Dès les premières heures de course, Yoann ne se ménage pas, tricote dans le Sud de la Martinique et parvient à bien se positionner au moment de pointer l’étrave vers le Nord. Dans le Top 5 et ça tombe bien : c’est l’objectif qu’il s’était fixé avant de s’élancer. Mais le grand brun ne se refuse rien et encore moins d’y croire. Au moment de contourner l’anticyclone pour attraper les dépressions venues de la côte Est américaine, il décide de filer un peu plus au Nord encore et s’empare de la tête de la course, le 4 décembre dernier, pour ne plus la quitter. C’est au Nord, toujours, qu’il décide de se décaler pour faire cap à l’Est, direction les Açores, où il replongera, devant ses concurrents, avant de filer tout droit, à pleine vitesse vers Lorient, vers la maison, où la victoire lui tendait déjà les bras. “Ça s’est essentiellement joué sur ce décalage tactique, explique-t-il à l’arrivée. On a un bateau qui est dessiné pour aller dans la brise, dans plus de mer que les autres. J’ai peut-être une facilité à mettre le curseur un peu plus haut.”
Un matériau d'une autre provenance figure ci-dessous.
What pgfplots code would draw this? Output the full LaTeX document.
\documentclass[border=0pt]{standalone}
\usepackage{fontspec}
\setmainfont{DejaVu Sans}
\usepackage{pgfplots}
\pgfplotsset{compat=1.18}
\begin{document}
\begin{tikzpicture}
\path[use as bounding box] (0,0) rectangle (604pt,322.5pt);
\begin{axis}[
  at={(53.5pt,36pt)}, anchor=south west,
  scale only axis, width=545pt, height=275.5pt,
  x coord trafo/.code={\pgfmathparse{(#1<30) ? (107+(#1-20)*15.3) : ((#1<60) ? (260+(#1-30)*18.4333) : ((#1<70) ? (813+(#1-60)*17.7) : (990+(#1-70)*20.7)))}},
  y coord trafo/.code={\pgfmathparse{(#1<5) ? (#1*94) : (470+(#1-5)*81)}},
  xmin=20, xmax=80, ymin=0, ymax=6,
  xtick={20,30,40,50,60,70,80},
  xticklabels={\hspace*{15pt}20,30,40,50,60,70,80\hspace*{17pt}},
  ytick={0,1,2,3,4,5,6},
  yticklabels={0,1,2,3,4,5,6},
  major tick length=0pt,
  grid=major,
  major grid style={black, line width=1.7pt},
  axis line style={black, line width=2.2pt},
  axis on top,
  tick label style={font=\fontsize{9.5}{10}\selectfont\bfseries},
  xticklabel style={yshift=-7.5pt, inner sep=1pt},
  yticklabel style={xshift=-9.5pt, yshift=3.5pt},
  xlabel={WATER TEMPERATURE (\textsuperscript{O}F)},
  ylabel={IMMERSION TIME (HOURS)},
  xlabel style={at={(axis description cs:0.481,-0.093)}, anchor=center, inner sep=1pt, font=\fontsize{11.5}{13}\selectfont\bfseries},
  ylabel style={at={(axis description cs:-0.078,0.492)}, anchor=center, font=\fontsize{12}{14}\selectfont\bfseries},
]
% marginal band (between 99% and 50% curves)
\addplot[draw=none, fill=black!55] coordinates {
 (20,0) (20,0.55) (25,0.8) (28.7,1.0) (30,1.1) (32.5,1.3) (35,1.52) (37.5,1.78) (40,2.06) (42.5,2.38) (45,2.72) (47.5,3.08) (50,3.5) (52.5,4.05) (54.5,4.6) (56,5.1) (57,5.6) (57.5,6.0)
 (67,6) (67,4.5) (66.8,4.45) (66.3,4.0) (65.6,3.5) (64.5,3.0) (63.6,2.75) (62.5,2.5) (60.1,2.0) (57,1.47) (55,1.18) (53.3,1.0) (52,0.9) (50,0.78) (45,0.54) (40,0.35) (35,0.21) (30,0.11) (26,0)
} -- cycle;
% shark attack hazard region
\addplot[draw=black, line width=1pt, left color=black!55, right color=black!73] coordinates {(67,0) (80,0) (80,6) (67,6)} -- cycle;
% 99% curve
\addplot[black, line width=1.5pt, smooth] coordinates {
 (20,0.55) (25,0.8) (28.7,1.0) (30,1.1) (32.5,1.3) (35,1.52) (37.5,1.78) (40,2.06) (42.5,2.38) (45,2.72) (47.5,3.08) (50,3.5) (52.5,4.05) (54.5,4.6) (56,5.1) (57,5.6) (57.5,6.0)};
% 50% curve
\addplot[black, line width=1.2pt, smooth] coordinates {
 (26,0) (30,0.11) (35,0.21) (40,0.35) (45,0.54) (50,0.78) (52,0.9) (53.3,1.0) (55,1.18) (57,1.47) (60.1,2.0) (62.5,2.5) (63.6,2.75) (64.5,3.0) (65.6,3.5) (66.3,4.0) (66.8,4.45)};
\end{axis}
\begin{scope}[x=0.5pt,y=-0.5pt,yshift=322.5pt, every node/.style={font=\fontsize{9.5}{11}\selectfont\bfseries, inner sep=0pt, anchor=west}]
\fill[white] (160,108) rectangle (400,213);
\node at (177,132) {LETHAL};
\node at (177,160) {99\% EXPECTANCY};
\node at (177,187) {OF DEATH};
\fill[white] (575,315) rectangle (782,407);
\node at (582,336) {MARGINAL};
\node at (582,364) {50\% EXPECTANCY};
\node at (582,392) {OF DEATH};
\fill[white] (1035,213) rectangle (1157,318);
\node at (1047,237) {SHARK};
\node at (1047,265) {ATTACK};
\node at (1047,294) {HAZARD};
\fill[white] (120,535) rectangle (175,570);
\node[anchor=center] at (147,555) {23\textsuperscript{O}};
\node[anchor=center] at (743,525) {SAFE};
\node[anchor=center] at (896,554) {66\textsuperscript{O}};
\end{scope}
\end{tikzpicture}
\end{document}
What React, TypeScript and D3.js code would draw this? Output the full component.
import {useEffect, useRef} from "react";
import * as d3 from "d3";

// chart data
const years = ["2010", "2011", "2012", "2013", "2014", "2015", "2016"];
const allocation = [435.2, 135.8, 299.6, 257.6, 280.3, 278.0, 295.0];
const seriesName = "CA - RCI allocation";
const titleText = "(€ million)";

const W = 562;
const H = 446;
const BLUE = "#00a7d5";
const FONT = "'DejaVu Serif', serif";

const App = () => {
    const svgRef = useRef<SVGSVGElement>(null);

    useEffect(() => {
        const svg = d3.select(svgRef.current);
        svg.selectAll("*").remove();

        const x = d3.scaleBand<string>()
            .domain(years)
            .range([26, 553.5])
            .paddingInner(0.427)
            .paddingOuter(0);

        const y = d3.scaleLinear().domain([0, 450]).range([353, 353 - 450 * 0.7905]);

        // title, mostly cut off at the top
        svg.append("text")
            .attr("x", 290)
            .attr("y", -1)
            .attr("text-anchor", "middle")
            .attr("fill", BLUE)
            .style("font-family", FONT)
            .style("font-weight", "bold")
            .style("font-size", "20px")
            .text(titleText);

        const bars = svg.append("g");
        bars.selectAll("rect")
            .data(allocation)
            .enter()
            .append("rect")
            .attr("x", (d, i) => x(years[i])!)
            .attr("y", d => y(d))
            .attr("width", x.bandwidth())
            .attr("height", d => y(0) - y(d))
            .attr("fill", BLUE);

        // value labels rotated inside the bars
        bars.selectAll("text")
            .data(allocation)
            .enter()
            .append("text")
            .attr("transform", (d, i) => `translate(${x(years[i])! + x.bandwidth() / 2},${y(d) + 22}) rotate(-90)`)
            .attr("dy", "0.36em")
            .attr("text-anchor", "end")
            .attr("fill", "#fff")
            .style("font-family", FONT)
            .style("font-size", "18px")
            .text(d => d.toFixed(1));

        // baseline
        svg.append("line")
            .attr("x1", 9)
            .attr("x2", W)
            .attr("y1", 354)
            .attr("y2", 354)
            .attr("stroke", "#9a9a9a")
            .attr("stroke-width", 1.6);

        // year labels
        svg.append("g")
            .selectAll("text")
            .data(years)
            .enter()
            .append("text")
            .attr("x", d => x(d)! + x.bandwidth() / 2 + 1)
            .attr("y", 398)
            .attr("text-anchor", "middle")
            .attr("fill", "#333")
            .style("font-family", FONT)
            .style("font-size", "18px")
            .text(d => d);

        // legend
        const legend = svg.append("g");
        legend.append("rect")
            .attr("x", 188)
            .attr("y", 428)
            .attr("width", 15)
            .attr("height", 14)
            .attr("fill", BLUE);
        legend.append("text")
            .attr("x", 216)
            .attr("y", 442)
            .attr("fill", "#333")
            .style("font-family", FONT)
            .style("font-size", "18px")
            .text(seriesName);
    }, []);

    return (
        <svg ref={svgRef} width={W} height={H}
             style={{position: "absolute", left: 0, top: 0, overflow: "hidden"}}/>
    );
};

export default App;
Pourtant, rien ne fut facile et nul ne fut épargné par les petites et grosses galères. La gestion du sommeil pour commencer, problématique une grande partie de la course : « J’ai du mal à dormir… J’essaie de m’allonger pour récupérer avec ou sans podcast, Peut-être que je dors par moment mais je ne m’en rends pas compte ». Et des problèmes de foils sur lesquels il ne s’est pour le moment pas éternisé. Il n’empêche, Yoann aura tenu son rang, jusqu’au bout, et s’offre sa première victoire de prestige en IMOCA, sa troisième sur une course transatlantique en solo. Surtout, Yoann prend déjà rendez-vous pour la saison prochaine. Une année complètement folle - The Transat CIC, New York-Vendée, Vendée Globe – où il compte bien s’insérer une nouvelle fois aux avant-postes et un peu plus si affinités. Une certitude : il y aura un avant et un après Retour à La Base et Yoann Richomme fait désormais définitivement partie de ceux sur qui il faudra compter.